Faire connaissance avec la terre/Terre
1« Mais cette terre générale, cette terre universelle, je la vois quand même avec les yeux d’un paysan, en quelque sorte, mais surtout je la vois d’encore plus près quand je tiens dans ma main une poignée de terre. Dans une poignée de terre, il y a l’univers, il y a le soleil, il y a les étoiles, il y a tout. Et si je parle de microcosme, je veux parler aussi de macrocosme. Je veux parler de tout. » Ainsi s’exprime en 1996 Marcelle Delpastre, paysanne-écrivaine du Limousin, dans le film documentaire À fleur de vie réalisé par Patrick Cazals. Chez elle, point de rupture entre sa vie, située à Germont, un hameau en Corrèze, et celle de tous les vivants de la Terre : bactéries, champignons, plantes, animaux, humains. Point de rupture entre ce qui coule dans son sang et ce qui jaillit de la source, abreuve les ruisseaux, les rivières, les fleuves, les mers et océans. Marcelle Delpastre élève à Germont des paysages nourriciers en ce qu’ils nous relient à la terre, sol vivant, mais aussi à la Terre, la planète. Noyers, noisetiers, châtaigniers s’érigent dans le couderc, petit espace clos à proximité de la maison où volailles côtoient vaches et cochons. Des petits talus bordent les prés, fleurs, herbes, arbres nourrissent ces lieux où bêtes et gens font concrescence. En effet, tout y croît en commun, de sorte que l’appartenance de toutes et tous à la terre/Terre est évidence concrète, sensible, existentielle. Une terre qui nous accueille et nous dépasse par ses forces à la fois tranquilles et imprévisibles.

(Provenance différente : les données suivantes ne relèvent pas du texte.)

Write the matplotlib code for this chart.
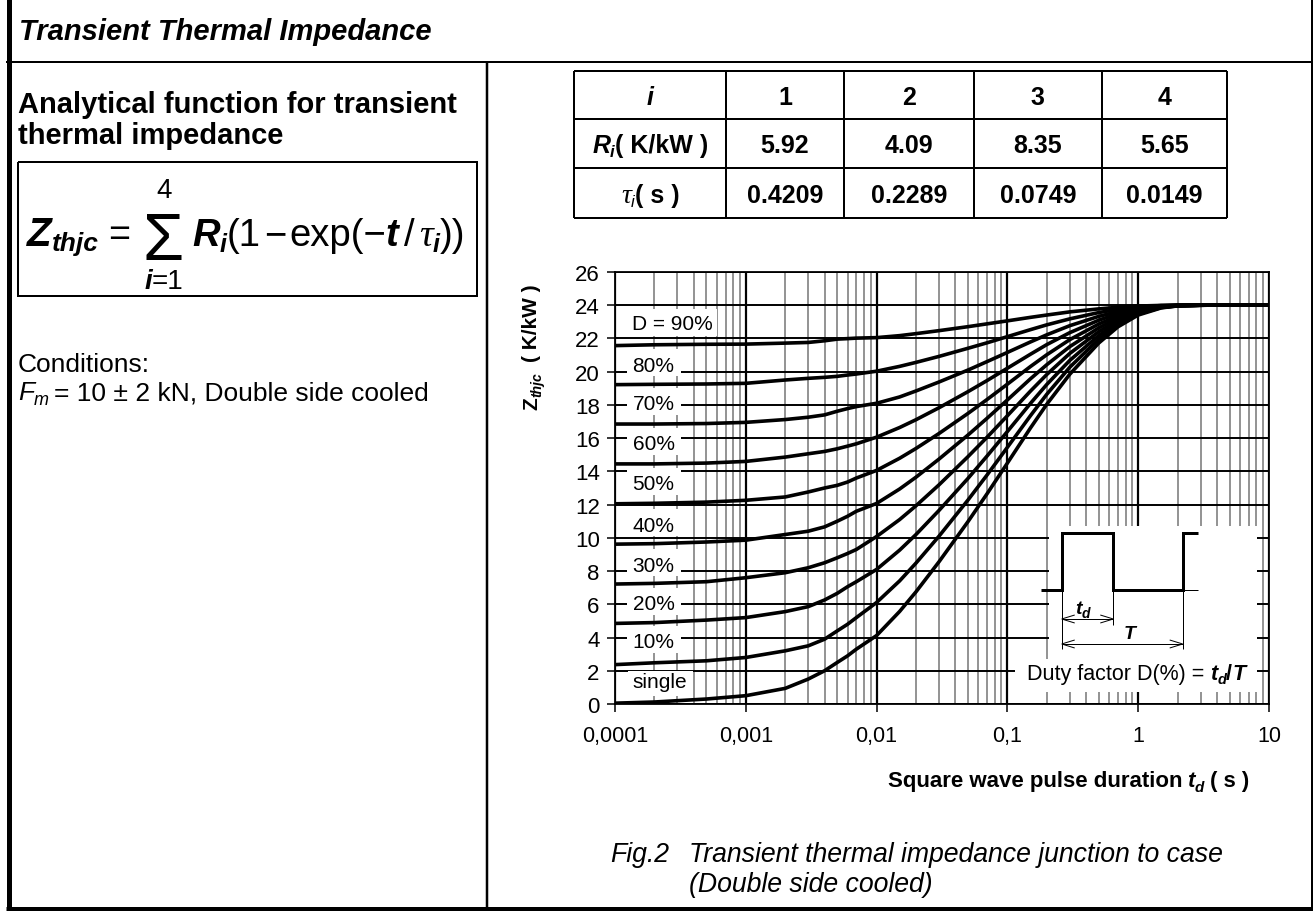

Sortir de l’anesthésie générale
2La paysanne-écrivaine, décédée en 1998, n’a pas connu notre contemporanéité. Pourtant, la vie qu’elle cultive sur sa ferme nous invite à accueillir les forces sensibles, esthésiques – du grec aisthanesthai signifiant « sentir » – qui travaillent les paysages nourriciers, les traversent, les ramènent à la terre/Terre. La terre, c’est le sol où pousse la nourriture, sur lequel on bâtit sa maison, marche, saute, court, danse et chante. La Terre, c’est l’oikos en grec, signifiant « la maison accueillant la vie », mot qui a donné le radical « éco » ayant formé les termes « écologie », « économie » – une économie qui n’a eu de cesse de se travestir mondialement en se structurant, ironiquement, sur l’épuisement de l’oikos, son origine. Ce faisant, la règle d’une telle économie – nomos en grec signifie « règle » – a institué une coupure entre des systèmes de production industriels mondialisés et nos facultés de sentir la terre où nous habitons, d’y nourrir notre corps, nos sens, nos gestes. L’état d’anesthésie générale avancé auquel nous a conduits une telle économie marque, par le préfixe an- privatif, l’incapacité à sentir ce qui, dans notre condition d’anthropos, nous relie aux autres vivants et à la terre/Terre [1]. Sortir de l’anesthésie générale afin d’esquisser une économie à la mesure de la terre et de l’oikos, tel est le dessein des initiatives paysannes contemporaines, poursuivant sans le savoir le chemin qu’énonce Marcelle Delpastre.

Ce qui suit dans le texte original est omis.